• DATA EXTRACT:
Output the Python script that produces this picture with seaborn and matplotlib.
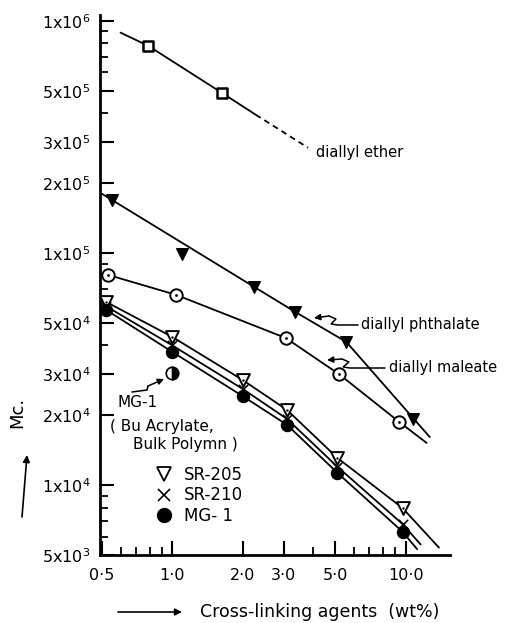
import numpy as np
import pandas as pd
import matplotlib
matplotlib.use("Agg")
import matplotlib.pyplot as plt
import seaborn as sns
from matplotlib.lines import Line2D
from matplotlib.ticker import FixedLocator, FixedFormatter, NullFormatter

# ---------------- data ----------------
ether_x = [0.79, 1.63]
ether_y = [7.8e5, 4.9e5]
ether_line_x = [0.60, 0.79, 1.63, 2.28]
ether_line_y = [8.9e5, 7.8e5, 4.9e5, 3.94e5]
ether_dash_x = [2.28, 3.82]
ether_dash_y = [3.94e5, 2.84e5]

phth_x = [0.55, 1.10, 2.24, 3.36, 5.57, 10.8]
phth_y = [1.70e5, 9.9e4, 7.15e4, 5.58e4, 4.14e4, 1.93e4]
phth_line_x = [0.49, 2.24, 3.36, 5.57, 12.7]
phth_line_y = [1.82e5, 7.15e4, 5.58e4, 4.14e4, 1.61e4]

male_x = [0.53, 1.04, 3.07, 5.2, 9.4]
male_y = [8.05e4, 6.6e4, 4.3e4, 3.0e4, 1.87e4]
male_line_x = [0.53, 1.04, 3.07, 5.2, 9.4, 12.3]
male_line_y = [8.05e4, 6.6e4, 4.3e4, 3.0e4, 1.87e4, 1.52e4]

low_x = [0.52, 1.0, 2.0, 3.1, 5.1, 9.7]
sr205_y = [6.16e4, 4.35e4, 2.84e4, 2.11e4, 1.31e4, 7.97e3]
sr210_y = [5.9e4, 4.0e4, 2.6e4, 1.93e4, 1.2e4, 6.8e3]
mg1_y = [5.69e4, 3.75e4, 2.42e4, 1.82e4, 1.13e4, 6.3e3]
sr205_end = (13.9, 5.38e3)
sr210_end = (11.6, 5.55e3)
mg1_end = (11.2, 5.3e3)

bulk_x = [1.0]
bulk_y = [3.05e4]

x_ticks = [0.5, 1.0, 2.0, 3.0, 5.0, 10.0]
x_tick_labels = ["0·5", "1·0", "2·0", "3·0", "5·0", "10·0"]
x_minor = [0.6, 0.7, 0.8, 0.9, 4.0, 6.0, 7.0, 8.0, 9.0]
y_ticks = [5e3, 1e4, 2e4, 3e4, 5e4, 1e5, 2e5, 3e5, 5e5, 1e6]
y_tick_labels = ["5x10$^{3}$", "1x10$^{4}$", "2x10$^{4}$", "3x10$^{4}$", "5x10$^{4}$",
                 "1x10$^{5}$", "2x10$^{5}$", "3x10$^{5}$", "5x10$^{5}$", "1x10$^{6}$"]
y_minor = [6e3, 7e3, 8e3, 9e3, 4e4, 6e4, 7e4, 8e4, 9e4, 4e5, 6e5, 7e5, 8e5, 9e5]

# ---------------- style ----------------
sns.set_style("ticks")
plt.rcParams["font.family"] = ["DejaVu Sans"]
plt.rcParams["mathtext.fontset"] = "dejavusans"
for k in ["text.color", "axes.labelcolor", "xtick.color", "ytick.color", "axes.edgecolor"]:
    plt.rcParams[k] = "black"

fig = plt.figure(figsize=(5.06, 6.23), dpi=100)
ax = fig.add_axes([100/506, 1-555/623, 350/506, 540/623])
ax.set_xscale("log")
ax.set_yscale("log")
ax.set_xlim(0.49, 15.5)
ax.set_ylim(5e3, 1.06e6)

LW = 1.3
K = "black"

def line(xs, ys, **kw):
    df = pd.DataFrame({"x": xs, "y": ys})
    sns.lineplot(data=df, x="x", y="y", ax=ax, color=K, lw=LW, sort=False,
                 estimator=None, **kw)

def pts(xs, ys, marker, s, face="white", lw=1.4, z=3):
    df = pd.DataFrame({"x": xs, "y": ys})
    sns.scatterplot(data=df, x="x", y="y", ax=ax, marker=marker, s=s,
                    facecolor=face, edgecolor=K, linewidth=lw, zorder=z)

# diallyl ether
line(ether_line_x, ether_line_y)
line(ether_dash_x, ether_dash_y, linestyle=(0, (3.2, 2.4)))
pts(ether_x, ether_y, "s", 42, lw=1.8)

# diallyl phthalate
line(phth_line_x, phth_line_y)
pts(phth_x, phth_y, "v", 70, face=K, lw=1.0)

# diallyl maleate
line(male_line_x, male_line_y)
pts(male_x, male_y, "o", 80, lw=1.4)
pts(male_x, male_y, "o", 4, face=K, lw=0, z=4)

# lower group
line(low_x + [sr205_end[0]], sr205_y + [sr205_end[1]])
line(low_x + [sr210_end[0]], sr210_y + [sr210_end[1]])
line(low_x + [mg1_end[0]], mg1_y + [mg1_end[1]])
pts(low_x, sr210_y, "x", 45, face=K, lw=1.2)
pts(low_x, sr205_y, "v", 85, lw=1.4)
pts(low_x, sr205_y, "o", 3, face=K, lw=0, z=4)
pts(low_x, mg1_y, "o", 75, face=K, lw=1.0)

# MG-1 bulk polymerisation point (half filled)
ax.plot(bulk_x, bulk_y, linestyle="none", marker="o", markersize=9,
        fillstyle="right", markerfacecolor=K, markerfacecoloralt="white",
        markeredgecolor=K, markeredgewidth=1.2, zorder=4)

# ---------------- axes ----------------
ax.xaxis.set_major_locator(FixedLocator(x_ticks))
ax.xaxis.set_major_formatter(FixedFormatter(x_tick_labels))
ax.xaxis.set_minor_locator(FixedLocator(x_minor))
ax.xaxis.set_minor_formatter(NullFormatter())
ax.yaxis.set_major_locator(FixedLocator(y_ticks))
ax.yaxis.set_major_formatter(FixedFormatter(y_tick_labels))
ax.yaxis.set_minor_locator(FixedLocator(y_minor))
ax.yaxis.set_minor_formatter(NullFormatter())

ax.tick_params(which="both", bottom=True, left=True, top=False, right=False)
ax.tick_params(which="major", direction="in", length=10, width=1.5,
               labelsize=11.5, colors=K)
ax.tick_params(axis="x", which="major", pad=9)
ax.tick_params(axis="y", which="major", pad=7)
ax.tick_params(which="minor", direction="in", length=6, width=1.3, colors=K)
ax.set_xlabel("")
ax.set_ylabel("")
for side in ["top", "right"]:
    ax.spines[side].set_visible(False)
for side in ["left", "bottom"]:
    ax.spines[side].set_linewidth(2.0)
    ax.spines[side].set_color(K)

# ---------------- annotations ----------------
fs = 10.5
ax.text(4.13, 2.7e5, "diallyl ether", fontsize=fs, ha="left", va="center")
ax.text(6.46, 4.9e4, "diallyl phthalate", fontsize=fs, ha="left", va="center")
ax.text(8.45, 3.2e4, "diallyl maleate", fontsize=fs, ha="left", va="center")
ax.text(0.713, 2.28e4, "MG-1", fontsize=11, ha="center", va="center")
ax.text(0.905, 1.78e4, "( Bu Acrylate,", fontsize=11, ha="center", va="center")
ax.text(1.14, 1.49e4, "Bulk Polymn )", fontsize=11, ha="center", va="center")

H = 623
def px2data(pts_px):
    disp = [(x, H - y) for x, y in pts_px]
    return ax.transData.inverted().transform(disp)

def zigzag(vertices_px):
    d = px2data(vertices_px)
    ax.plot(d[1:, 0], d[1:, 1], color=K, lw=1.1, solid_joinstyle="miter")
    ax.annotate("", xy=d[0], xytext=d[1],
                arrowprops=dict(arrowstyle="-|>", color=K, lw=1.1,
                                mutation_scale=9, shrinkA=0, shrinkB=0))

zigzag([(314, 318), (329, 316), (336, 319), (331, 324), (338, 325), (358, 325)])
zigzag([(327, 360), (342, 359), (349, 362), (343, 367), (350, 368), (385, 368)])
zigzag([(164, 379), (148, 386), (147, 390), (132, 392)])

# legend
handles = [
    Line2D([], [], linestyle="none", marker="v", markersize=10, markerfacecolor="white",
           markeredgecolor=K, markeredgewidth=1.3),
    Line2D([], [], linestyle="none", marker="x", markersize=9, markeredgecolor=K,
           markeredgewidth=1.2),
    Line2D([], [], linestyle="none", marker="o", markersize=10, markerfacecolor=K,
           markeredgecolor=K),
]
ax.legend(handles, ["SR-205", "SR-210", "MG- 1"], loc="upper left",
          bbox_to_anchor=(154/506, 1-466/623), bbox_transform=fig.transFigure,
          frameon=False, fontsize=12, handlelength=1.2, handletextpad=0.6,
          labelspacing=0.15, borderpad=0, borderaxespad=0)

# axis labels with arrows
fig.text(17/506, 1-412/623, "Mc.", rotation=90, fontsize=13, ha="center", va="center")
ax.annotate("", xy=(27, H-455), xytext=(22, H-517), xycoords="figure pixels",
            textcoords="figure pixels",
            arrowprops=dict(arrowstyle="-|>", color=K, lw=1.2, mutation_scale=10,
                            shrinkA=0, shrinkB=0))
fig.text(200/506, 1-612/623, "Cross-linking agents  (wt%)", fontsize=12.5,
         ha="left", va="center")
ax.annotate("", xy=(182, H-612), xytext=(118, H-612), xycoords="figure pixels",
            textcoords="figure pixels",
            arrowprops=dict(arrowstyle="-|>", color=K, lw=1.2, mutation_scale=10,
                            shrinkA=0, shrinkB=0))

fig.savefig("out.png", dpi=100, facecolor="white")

• EXERCISE GOAL: Give again, word for word, every line from the top of the data through the line with "phth_line_y = [1.82e5, 7.15e4, 5.58e4, 4.14e4, 1.61e4]", both ends included, and exclude the pictures.

• REPLY:
Output the Python script that produces this picture with seaborn and matplotlib.
import numpy as np
import pandas as pd
import matplotlib
matplotlib.use("Agg")
import matplotlib.pyplot as plt
import seaborn as sns
from matplotlib.lines import Line2D
from matplotlib.ticker import FixedLocator, FixedFormatter, NullFormatter

# ---------------- data ----------------
ether_x = [0.79, 1.63]
ether_y = [7.8e5, 4.9e5]
ether_line_x = [0.60, 0.79, 1.63, 2.28]
ether_line_y = [8.9e5, 7.8e5, 4.9e5, 3.94e5]
ether_dash_x = [2.28, 3.82]
ether_dash_y = [3.94e5, 2.84e5]

phth_x = [0.55, 1.10, 2.24, 3.36, 5.57, 10.8]
phth_y = [1.70e5, 9.9e4, 7.15e4, 5.58e4, 4.14e4, 1.93e4]
phth_line_x = [0.49, 2.24, 3.36, 5.57, 12.7]
phth_line_y = [1.82e5, 7.15e4, 5.58e4, 4.14e4, 1.61e4]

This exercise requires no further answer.